▽
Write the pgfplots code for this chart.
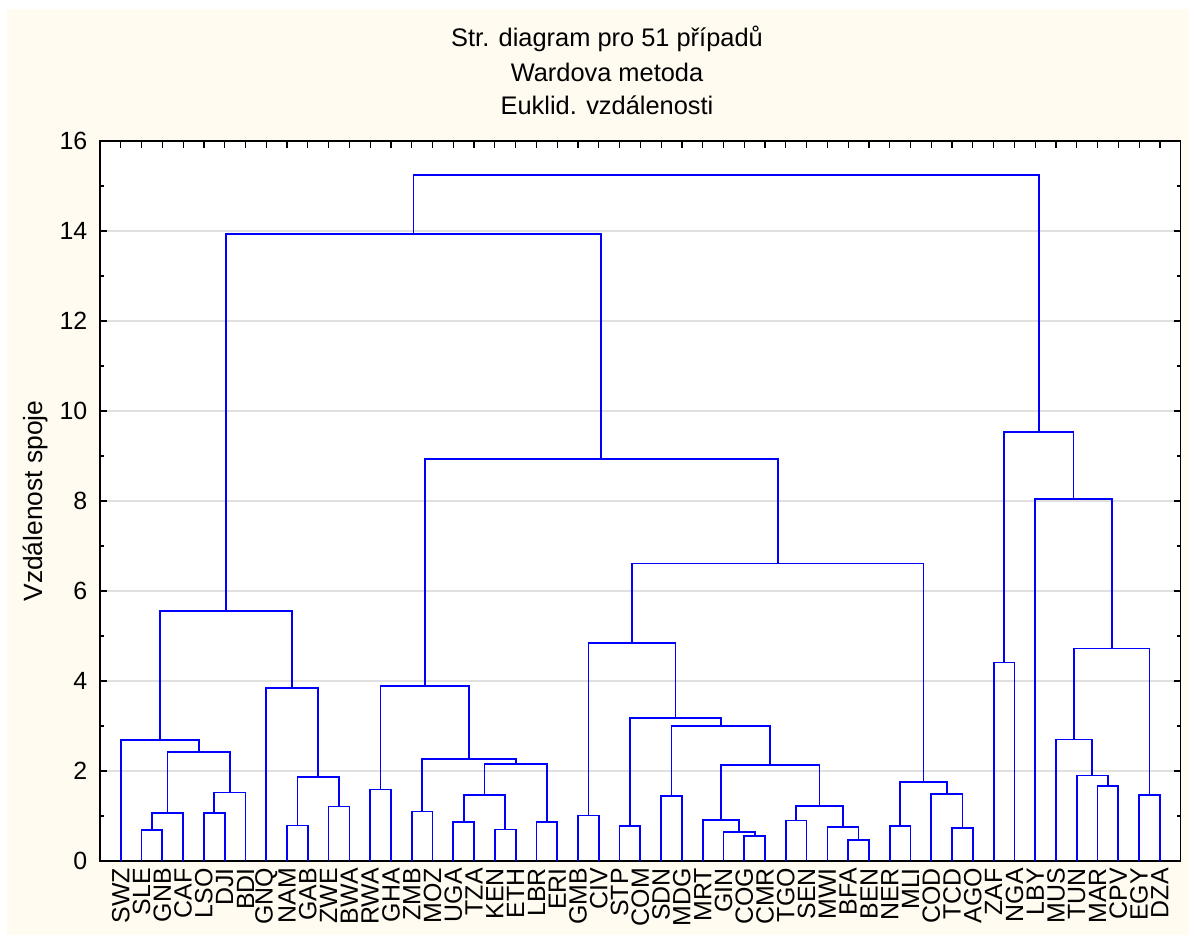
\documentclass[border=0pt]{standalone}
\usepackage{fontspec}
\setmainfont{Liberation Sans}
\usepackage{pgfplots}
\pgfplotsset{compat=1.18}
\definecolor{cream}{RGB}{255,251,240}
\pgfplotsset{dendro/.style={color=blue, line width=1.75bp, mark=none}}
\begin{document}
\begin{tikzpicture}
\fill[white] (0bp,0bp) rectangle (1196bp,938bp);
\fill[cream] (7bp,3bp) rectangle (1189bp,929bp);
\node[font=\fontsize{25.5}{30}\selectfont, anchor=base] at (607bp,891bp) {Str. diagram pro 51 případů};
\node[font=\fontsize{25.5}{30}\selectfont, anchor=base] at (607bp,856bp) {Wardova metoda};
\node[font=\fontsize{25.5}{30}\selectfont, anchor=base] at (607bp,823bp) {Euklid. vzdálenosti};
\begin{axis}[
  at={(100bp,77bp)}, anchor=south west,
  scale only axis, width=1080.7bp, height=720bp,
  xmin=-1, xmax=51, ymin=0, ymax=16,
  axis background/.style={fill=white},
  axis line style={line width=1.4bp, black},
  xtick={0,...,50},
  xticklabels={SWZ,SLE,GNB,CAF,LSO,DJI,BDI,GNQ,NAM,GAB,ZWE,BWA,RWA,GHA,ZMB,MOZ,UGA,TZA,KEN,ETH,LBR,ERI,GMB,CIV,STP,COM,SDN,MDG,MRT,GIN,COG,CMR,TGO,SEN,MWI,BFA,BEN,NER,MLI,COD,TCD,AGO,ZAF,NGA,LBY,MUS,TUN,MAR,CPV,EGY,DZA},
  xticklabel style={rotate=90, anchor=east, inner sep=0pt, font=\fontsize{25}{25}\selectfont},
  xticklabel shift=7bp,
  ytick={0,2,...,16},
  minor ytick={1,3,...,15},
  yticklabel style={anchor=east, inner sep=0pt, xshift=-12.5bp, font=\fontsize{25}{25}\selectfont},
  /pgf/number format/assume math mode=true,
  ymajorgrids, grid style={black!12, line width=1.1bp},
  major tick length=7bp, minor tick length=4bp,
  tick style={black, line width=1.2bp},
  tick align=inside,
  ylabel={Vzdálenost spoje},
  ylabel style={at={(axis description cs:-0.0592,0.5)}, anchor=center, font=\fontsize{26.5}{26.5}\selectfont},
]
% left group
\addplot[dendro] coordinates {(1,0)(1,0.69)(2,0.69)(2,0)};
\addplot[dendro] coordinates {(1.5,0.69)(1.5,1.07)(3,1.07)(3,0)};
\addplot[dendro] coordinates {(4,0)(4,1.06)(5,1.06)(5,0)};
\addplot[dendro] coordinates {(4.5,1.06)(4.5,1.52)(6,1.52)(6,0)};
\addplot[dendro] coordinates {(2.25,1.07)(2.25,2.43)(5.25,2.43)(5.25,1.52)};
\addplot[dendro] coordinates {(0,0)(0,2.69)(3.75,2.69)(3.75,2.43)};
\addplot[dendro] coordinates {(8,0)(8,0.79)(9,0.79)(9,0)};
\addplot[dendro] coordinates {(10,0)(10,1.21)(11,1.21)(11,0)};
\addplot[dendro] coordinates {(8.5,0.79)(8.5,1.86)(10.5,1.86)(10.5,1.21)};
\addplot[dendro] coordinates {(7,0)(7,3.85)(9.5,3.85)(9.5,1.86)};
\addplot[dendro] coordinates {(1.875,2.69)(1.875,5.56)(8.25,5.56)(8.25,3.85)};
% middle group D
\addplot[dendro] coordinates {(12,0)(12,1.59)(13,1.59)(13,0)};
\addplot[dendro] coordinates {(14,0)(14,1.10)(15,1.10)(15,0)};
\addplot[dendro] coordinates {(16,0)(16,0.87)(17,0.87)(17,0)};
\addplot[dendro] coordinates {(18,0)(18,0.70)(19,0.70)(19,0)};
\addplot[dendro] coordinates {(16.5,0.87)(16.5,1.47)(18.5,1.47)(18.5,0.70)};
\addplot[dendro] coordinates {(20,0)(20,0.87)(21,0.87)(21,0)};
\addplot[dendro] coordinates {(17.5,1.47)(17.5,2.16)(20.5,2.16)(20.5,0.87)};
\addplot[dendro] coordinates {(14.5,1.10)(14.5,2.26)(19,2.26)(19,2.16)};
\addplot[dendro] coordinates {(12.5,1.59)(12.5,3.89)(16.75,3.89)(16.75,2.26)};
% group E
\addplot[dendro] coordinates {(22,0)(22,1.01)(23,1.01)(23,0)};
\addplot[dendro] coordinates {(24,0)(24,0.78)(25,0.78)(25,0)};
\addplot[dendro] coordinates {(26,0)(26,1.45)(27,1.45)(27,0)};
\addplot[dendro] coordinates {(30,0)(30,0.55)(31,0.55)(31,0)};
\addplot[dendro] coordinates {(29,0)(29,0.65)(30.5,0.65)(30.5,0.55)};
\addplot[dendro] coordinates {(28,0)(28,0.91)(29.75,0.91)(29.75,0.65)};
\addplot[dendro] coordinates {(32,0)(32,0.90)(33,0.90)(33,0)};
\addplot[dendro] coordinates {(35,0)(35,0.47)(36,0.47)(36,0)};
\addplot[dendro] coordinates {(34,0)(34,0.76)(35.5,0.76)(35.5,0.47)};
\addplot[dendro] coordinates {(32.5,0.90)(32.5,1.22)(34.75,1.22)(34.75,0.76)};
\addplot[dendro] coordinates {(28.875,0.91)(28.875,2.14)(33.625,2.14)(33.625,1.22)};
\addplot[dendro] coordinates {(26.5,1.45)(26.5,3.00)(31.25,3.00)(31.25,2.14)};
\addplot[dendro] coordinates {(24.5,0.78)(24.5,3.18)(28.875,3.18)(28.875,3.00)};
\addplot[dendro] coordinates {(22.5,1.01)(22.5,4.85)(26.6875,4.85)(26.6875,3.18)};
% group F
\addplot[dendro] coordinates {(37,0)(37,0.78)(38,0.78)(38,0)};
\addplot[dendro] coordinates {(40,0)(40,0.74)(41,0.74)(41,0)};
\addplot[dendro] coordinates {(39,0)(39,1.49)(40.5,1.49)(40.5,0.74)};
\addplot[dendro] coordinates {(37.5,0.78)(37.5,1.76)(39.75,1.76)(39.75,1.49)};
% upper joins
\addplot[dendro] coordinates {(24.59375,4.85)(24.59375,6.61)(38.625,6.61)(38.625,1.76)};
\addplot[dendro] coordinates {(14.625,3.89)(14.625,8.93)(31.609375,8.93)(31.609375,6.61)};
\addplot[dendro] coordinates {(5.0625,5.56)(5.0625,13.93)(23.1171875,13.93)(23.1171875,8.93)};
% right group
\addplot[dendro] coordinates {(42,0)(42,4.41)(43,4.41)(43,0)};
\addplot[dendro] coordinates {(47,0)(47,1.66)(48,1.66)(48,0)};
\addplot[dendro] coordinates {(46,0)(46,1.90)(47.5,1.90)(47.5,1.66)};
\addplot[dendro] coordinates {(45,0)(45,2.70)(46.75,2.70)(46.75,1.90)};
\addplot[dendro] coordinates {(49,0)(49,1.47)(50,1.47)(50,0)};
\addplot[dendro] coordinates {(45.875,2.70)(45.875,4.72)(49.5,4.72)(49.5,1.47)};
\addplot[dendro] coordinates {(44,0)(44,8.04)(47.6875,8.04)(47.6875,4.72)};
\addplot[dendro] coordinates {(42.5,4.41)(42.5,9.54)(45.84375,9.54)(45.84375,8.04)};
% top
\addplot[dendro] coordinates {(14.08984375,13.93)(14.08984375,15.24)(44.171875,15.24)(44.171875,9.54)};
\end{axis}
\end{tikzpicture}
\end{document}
△
**Required task:** Exclude the pictures, and transcribe all of the material exactly.

**Solution to this problem:**
Write the pgfplots code for this chart.
\documentclass[border=0pt]{standalone}
\usepackage{fontspec}
\setmainfont{Liberation Sans}
\usepackage{pgfplots}
\pgfplotsset{compat=1.18}
\definecolor{cream}{RGB}{255,251,240}
\pgfplotsset{dendro/.style={color=blue, line width=1.75bp, mark=none}}
\begin{document}
\begin{tikzpicture}
\fill[white] (0bp,0bp) rectangle (1196bp,938bp);
\fill[cream] (7bp,3bp) rectangle (1189bp,929bp);
\node[font=\fontsize{25.5}{30}\selectfont, anchor=base] at (607bp,891bp) {Str. diagram pro 51 případů};
\node[font=\fontsize{25.5}{30}\selectfont, anchor=base] at (607bp,856bp) {Wardova metoda};
\node[font=\fontsize{25.5}{30}\selectfont, anchor=base] at (607bp,823bp) {Euklid. vzdálenosti};
\begin{axis}[
  at={(100bp,77bp)}, anchor=south west,
  scale only axis, width=1080.7bp, height=720bp,
  xmin=-1, xmax=51, ymin=0, ymax=16,
  axis background/.style={fill=white},
  axis line style={line width=1.4bp, black},
  xtick={0,...,50},
  xticklabels={SWZ,SLE,GNB,CAF,LSO,DJI,BDI,GNQ,NAM,GAB,ZWE,BWA,RWA,GHA,ZMB,MOZ,UGA,TZA,KEN,ETH,LBR,ERI,GMB,CIV,STP,COM,SDN,MDG,MRT,GIN,COG,CMR,TGO,SEN,MWI,BFA,BEN,NER,MLI,COD,TCD,AGO,ZAF,NGA,LBY,MUS,TUN,MAR,CPV,EGY,DZA},
  xticklabel style={rotate=90, anchor=east, inner sep=0pt, font=\fontsize{25}{25}\selectfont},
  xticklabel shift=7bp,
  ytick={0,2,...,16},
  minor ytick={1,3,...,15},
  yticklabel style={anchor=east, inner sep=0pt, xshift=-12.5bp, font=\fontsize{25}{25}\selectfont},
  /pgf/number format/assume math mode=true,
  ymajorgrids, grid style={black!12, line width=1.1bp},
  major tick length=7bp, minor tick length=4bp,
  tick style={black, line width=1.2bp},
  tick align=inside,
  ylabel={Vzdálenost spoje},
  ylabel style={at={(axis description cs:-0.0592,0.5)}, anchor=center, font=\fontsize{26.5}{26.5}\selectfont},
]
% left group
\addplot[dendro] coordinates {(1,0)(1,0.69)(2,0.69)(2,0)};
\addplot[dendro] coordinates {(1.5,0.69)(1.5,1.07)(3,1.07)(3,0)};
\addplot[dendro] coordinates {(4,0)(4,1.06)(5,1.06)(5,0)};
\addplot[dendro] coordinates {(4.5,1.06)(4.5,1.52)(6,1.52)(6,0)};
\addplot[dendro] coordinates {(2.25,1.07)(2.25,2.43)(5.25,2.43)(5.25,1.52)};
\addplot[dendro] coordinates {(0,0)(0,2.69)(3.75,2.69)(3.75,2.43)};
\addplot[dendro] coordinates {(8,0)(8,0.79)(9,0.79)(9,0)};
\addplot[dendro] coordinates {(10,0)(10,1.21)(11,1.21)(11,0)};
\addplot[dendro] coordinates {(8.5,0.79)(8.5,1.86)(10.5,1.86)(10.5,1.21)};
\addplot[dendro] coordinates {(7,0)(7,3.85)(9.5,3.85)(9.5,1.86)};
\addplot[dendro] coordinates {(1.875,2.69)(1.875,5.56)(8.25,5.56)(8.25,3.85)};
% middle group D
\addplot[dendro] coordinates {(12,0)(12,1.59)(13,1.59)(13,0)};
\addplot[dendro] coordinates {(14,0)(14,1.10)(15,1.10)(15,0)};
\addplot[dendro] coordinates {(16,0)(16,0.87)(17,0.87)(17,0)};
\addplot[dendro] coordinates {(18,0)(18,0.70)(19,0.70)(19,0)};
\addplot[dendro] coordinates {(16.5,0.87)(16.5,1.47)(18.5,1.47)(18.5,0.70)};
\addplot[dendro] coordinates {(20,0)(20,0.87)(21,0.87)(21,0)};
\addplot[dendro] coordinates {(17.5,1.47)(17.5,2.16)(20.5,2.16)(20.5,0.87)};
\addplot[dendro] coordinates {(14.5,1.10)(14.5,2.26)(19,2.26)(19,2.16)};
\addplot[dendro] coordinates {(12.5,1.59)(12.5,3.89)(16.75,3.89)(16.75,2.26)};
% group E
\addplot[dendro] coordinates {(22,0)(22,1.01)(23,1.01)(23,0)};
\addplot[dendro] coordinates {(24,0)(24,0.78)(25,0.78)(25,0)};
\addplot[dendro] coordinates {(26,0)(26,1.45)(27,1.45)(27,0)};
\addplot[dendro] coordinates {(30,0)(30,0.55)(31,0.55)(31,0)};
\addplot[dendro] coordinates {(29,0)(29,0.65)(30.5,0.65)(30.5,0.55)};
\addplot[dendro] coordinates {(28,0)(28,0.91)(29.75,0.91)(29.75,0.65)};
\addplot[dendro] coordinates {(32,0)(32,0.90)(33,0.90)(33,0)};
\addplot[dendro] coordinates {(35,0)(35,0.47)(36,0.47)(36,0)};
\addplot[dendro] coordinates {(34,0)(34,0.76)(35.5,0.76)(35.5,0.47)};
\addplot[dendro] coordinates {(32.5,0.90)(32.5,1.22)(34.75,1.22)(34.75,0.76)};
\addplot[dendro] coordinates {(28.875,0.91)(28.875,2.14)(33.625,2.14)(33.625,1.22)};
\addplot[dendro] coordinates {(26.5,1.45)(26.5,3.00)(31.25,3.00)(31.25,2.14)};
\addplot[dendro] coordinates {(24.5,0.78)(24.5,3.18)(28.875,3.18)(28.875,3.00)};
\addplot[dendro] coordinates {(22.5,1.01)(22.5,4.85)(26.6875,4.85)(26.6875,3.18)};
% group F
\addplot[dendro] coordinates {(37,0)(37,0.78)(38,0.78)(38,0)};
\addplot[dendro] coordinates {(40,0)(40,0.74)(41,0.74)(41,0)};
\addplot[dendro] coordinates {(39,0)(39,1.49)(40.5,1.49)(40.5,0.74)};
\addplot[dendro] coordinates {(37.5,0.78)(37.5,1.76)(39.75,1.76)(39.75,1.49)};
% upper joins
\addplot[dendro] coordinates {(24.59375,4.85)(24.59375,6.61)(38.625,6.61)(38.625,1.76)};
\addplot[dendro] coordinates {(14.625,3.89)(14.625,8.93)(31.609375,8.93)(31.609375,6.61)};
\addplot[dendro] coordinates {(5.0625,5.56)(5.0625,13.93)(23.1171875,13.93)(23.1171875,8.93)};
% right group
\addplot[dendro] coordinates {(42,0)(42,4.41)(43,4.41)(43,0)};
\addplot[dendro] coordinates {(47,0)(47,1.66)(48,1.66)(48,0)};
\addplot[dendro] coordinates {(46,0)(46,1.90)(47.5,1.90)(47.5,1.66)};
\addplot[dendro] coordinates {(45,0)(45,2.70)(46.75,2.70)(46.75,1.90)};
\addplot[dendro] coordinates {(49,0)(49,1.47)(50,1.47)(50,0)};
\addplot[dendro] coordinates {(45.875,2.70)(45.875,4.72)(49.5,4.72)(49.5,1.47)};
\addplot[dendro] coordinates {(44,0)(44,8.04)(47.6875,8.04)(47.6875,4.72)};
\addplot[dendro] coordinates {(42.5,4.41)(42.5,9.54)(45.84375,9.54)(45.84375,8.04)};
% top
\addplot[dendro] coordinates {(14.08984375,13.93)(14.08984375,15.24)(44.171875,15.24)(44.171875,9.54)};
\end{axis}
\end{tikzpicture}
\end{document}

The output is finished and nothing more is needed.